# Does anyone have an Instagram for their bird?



## nixmerlin (Sep 21, 2014)

I'm trying it out and using merlin as my muse. I've never used Instagram before though. Would be good to add a few budgie nuts  we are merlinthebudgie if you want to find us. Let me know your username and we'll add you


----------



## justmoira (Aug 29, 2014)

I have a pet instagram that has all four of my pets: Sweetie and Lemon the budgies and Willow and Elora the cats. My instagram is called @eloraandfriends. I use the hashtags #sweetiethebudgie, #lemonthebudgie, #elorathecat, and #willowthecat. I post the birds on tuesdays and fridays under the tags #talontuesday and #flightfriday. I will friend anyone who friends me, but will unfriend anyone who unfriends me


----------



## nixmerlin (Sep 21, 2014)

Just followed you, what a gorgeous brood you have! Loving the sound of talon Tuesdays


----------



## Therm (Aug 2, 2015)

I feel if I did it would be better than my actual Instagram but I just don't use it enough to even do it for the pets.


----------



## RoyaleDeuce (Jan 23, 2016)

I personally don't have one, but tigervogel is one of my favorite accounts. I personally don't have an Instagram account for my birdies. :/
Note: They post in German sometimes.


----------



## Tweetsley (Nov 17, 2015)

I think having a bird instagram is a great idea. Personally, I don't have one because I barely post on my personal account and when I do, it is usually just spam pictures of my budgies.

Hmm...I'm seriously considering making one for my birds now to save my family and friends from the plague of unwanted bird photos.


----------



## LynandIndigo (Jan 21, 2012)

I have just joined instagram a few minutes ago and i have no idea how to use it at the moment my niece set one up for me for Indigo. Indigo's Instagram is set under Indigo's corner if you wish to have a look ... Ill find out from my niece how to use it ill let you know... It is a cool idea i also now have Indigo on facebook his very own sight how cool..


----------



## ReggieBird (Sep 30, 2015)

nixmerlin said:


> I'm trying it out and using merlin as my muse. I've never used Instagram before though. Would be good to add a few budgie nuts  we are merlinthebudgie if you want to find us. Let me know your username and we'll add you


Hey! 
*Reggie_the_budgie* is my Instagram name - I actually liked your photos when I found them yesterday! haha. Instagram is great fun but just be wary negativity on there. I got some at the beginning for having Reggie as a lone bird, plus people can ask you the same question over and over, it gets very repetitive. I love to answer people tho and help them where I can 
People are very quick to judge your life from the little snap shot you show them. However I have found a fantastic budgie community on there and birds I love to follow!


----------



## nixmerlin (Sep 21, 2014)

Thanks for the heads up about the negativity. If I get any of that I will probably just remove it! Merlin is way too feisty not to be a lone bird! She thinks she is a human now anyway I think!


----------



## ReggieBird (Sep 30, 2015)

nixmerlin said:


> Thanks for the heads up about the negativity. If I get any of that I will probably just remove it! Merlin is way too feisty not to be a lone bird! She thinks she is a human now anyway I think!

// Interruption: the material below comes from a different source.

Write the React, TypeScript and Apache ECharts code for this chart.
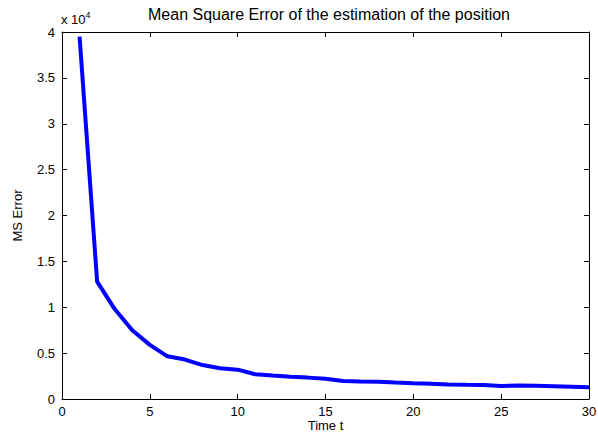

Perfect, just delete the comments!! I'm not so good at that and I sit their fuming or I try to write a polite reply telling them to shhh. You know the reasons for your bird choices but everyone always knows better!


----------



## Therm (Aug 2, 2015)

I decided to rename mine as I don't really do anything with it and I'll try and update more bird stuff (though some art might fall in there too on occasion). 
My user name is lostinfeathers

I shall now attempt to find you guys and add you. I'm very bad at Instagram.

Edit: I found and added you all.


----------



## Cbarnes (Aug 3, 2015)

I am C_Barnes on instagram. All of my recent photos are Pi. Add me


----------



## RavensGryf (May 8, 2015)

I don't even really know what Instagram is . I should take a look at it one day... 

One thing my dad has always told me that I never forgot is that he stressed for me to always keep up to date with everything computerized, and take interest in and learn every new technology that comes out. To keep doing this and keep up to date for the rest of my life. Good advice, but I haven't been doing that lol.


----------



## Therm (Aug 2, 2015)

Come and join us!


----------



## Cozette (Jun 10, 2013)

I do have one. @4feathersandfur


----------



## FaeryBee (May 9, 2011)

*There is currently an individual making libelous comments about Talk Budgies on Instagram, FaceBook and Twitter.

If you happen to run across any such comments, I urge you to report them to the administrators of those applications.*


----------



## Therm (Aug 2, 2015)

I keep a look out.


----------